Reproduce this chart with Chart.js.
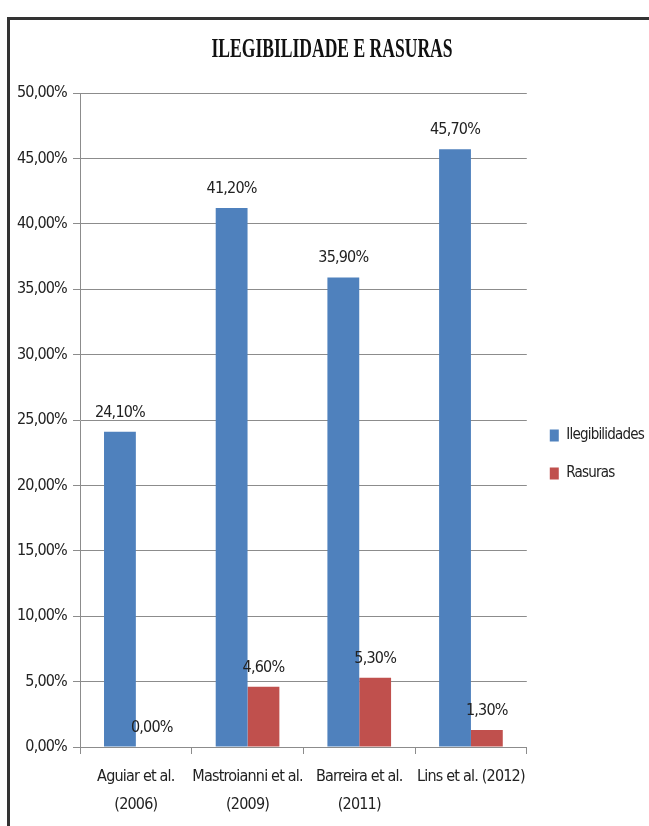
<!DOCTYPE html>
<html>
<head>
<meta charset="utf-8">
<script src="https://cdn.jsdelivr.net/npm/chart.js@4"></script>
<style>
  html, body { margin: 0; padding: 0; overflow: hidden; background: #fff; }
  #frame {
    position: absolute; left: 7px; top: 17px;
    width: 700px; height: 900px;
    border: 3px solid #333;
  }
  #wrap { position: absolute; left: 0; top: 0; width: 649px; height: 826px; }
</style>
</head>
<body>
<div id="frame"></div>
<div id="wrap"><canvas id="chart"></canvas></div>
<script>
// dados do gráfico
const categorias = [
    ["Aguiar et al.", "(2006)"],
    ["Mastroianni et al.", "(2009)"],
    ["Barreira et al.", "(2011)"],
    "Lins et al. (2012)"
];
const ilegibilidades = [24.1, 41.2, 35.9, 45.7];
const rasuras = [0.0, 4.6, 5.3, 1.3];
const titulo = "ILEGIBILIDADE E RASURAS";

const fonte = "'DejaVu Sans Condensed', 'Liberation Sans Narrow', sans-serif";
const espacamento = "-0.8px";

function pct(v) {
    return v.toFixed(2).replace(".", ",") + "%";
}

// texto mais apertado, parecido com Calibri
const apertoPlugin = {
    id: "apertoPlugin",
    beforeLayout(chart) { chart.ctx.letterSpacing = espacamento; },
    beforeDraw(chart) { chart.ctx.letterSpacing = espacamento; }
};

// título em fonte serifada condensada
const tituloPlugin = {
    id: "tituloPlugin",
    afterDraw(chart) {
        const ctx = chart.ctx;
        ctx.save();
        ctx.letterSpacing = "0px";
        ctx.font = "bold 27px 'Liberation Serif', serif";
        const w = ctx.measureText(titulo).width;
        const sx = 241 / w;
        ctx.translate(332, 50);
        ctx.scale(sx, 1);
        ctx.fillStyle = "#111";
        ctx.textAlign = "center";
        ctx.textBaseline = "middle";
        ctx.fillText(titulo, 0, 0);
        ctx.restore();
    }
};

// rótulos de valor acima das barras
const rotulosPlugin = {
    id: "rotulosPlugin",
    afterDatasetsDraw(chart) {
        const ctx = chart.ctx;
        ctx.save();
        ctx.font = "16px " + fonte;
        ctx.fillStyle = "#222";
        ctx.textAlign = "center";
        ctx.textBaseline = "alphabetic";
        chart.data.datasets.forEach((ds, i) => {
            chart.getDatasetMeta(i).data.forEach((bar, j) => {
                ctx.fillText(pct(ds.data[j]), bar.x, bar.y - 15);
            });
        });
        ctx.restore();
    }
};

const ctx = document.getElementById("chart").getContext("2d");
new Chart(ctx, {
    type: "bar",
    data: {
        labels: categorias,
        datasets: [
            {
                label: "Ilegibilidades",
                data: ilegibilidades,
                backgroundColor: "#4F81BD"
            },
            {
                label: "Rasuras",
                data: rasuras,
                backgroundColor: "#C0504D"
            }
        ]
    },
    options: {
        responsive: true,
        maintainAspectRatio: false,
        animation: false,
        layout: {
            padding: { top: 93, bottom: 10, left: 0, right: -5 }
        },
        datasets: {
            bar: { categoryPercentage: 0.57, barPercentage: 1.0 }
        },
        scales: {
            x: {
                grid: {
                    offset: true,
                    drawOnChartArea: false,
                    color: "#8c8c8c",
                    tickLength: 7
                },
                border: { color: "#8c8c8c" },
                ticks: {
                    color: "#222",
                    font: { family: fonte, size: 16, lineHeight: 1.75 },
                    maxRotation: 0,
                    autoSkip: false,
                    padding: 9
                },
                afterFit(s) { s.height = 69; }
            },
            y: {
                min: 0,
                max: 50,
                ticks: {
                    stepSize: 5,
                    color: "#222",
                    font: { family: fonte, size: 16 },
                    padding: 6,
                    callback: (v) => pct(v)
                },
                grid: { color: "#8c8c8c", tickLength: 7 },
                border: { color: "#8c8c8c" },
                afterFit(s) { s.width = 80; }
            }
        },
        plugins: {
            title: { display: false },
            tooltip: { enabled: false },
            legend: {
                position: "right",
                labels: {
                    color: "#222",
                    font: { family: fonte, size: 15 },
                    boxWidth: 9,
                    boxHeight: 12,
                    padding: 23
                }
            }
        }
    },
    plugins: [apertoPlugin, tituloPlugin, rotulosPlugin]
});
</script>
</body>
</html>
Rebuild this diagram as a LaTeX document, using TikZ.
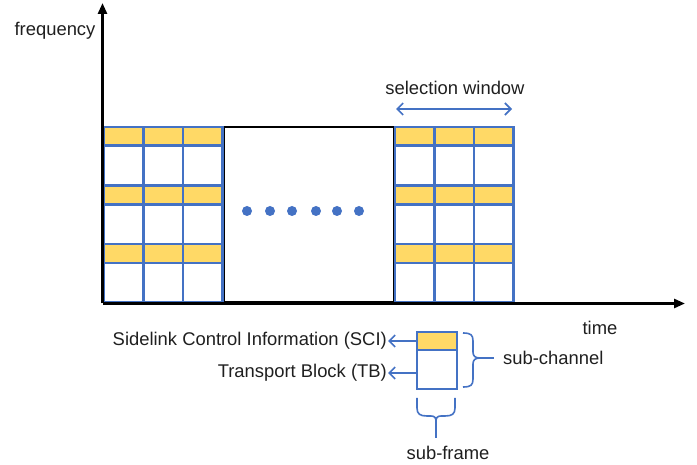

_____

- WHAT NEEDS TO BE DONE:
Copy the data exactly. Any picture it contains is to be omitted.

- RESPONSE TO THE EXERCISE:
Reproduce this chart with Chart.js.
<!DOCTYPE html>
<html>
<head>
<meta charset="utf-8">
<script src="https://cdn.jsdelivr.net/npm/chart.js@4"></script>
<style>
  html, body { margin: 0; padding: 0; overflow: hidden; background: #fff; }
  #frame {
    position: absolute; left: 7px; top: 17px;
    width: 700px; height: 900px;
    border: 3px solid #333;
  }
  #wrap { position: absolute; left: 0; top: 0; width: 649px; height: 826px; }
</style>
</head>
<body>
<div id="frame"></div>
<div id="wrap"><canvas id="chart"></canvas></div>
<script>
// dados do gráfico
const categorias = [
    ["Aguiar et al.", "(2006)"],
    ["Mastroianni et al.", "(2009)"],
    ["Barreira et al.", "(2011)"],
    "Lins et al. (2012)"
];
const ilegibilidades = [24.1, 41.2, 35.9, 45.7];
const rasuras = [0.0, 4.6, 5.3, 1.3];
const titulo = "ILEGIBILIDADE E RASURAS";

const fonte = "'DejaVu Sans Condensed', 'Liberation Sans Narrow', sans-serif";
const espacamento = "-0.8px";

function pct(v) {
    return v.toFixed(2).replace(".", ",") + "%";
}

// texto mais apertado, parecido com Calibri
const apertoPlugin = {
    id: "apertoPlugin",
    beforeLayout(chart) { chart.ctx.letterSpacing = espacamento; },
    beforeDraw(chart) { chart.ctx.letterSpacing = espacamento; }
};

// título em fonte serifada condensada
const tituloPlugin = {
    id: "tituloPlugin",
    afterDraw(chart) {
        const ctx = chart.ctx;
        ctx.save();
        ctx.letterSpacing = "0px";
        ctx.font = "bold 27px 'Liberation Serif', serif";
        const w = ctx.measureText(titulo).width;
        const sx = 241 / w;
        ctx.translate(332, 50);
        ctx.scale(sx, 1);
        ctx.fillStyle = "#111";
        ctx.textAlign = "center";
        ctx.textBaseline = "middle";
        ctx.fillText(titulo, 0, 0);
        ctx.restore();
    }
};

// rótulos de valor acima das barras
const rotulosPlugin = {
    id: "rotulosPlugin",
    afterDatasetsDraw(chart) {
        const ctx = chart.ctx;
        ctx.save();
        ctx.font = "16px " + fonte;
        ctx.fillStyle = "#222";
        ctx.textAlign = "center";
        ctx.textBaseline = "alphabetic";
        chart.data.datasets.forEach((ds, i) => {
            chart.getDatasetMeta(i).data.forEach((bar, j) => {
                ctx.fillText(pct(ds.data[j]), bar.x, bar.y - 15);
            });
        });
        ctx.restore();
    }
};

const ctx = document.getElementById("chart").getContext("2d");
new Chart(ctx, {
    type: "bar",
    data: {
        labels: categorias,
        datasets: [
            {
                label: "Ilegibilidades",
                data: ilegibilidades,
                backgroundColor: "#4F81BD"
            },
            {
                label: "Rasuras",
                data: rasuras,
                backgroundColor: "#C0504D"
            }
        ]
    },
    options: {
        responsive: true,
        maintainAspectRatio: false,
        animation: false,
        layout: {
            padding: { top: 93, bottom: 10, left: 0, right: -5 }
        },
        datasets: {
            bar: { categoryPercentage: 0.57, barPercentage: 1.0 }
        },
        scales: {
            x: {
                grid: {
                    offset: true,
                    drawOnChartArea: false,
                    color: "#8c8c8c",
                    tickLength: 7
                },
                border: { color: "#8c8c8c" },
                ticks: {
                    color: "#222",
                    font: { family: fonte, size: 16, lineHeight: 1.75 },
                    maxRotation: 0,
                    autoSkip: false,
                    padding: 9
                },
                afterFit(s) { s.height = 69; }
            },
            y: {
                min: 0,
                max: 50,
                ticks: {
                    stepSize: 5,
                    color: "#222",
                    font: { family: fonte, size: 16 },
                    padding: 6,
                    callback: (v) => pct(v)
                },
                grid: { color: "#8c8c8c", tickLength: 7 },
                border: { color: "#8c8c8c" },
                afterFit(s) { s.width = 80; }
            }
        },
        plugins: {
            title: { display: false },
            tooltip: { enabled: false },
            legend: {
                position: "right",
                labels: {
                    color: "#222",
                    font: { family: fonte, size: 15 },
                    boxWidth: 9,
                    boxHeight: 12,
                    padding: 23
                }
            }
        }
    },
    plugins: [apertoPlugin, tituloPlugin, rotulosPlugin]
});
</script>
</body>
</html>
Rebuild this diagram as a LaTeX document, using TikZ.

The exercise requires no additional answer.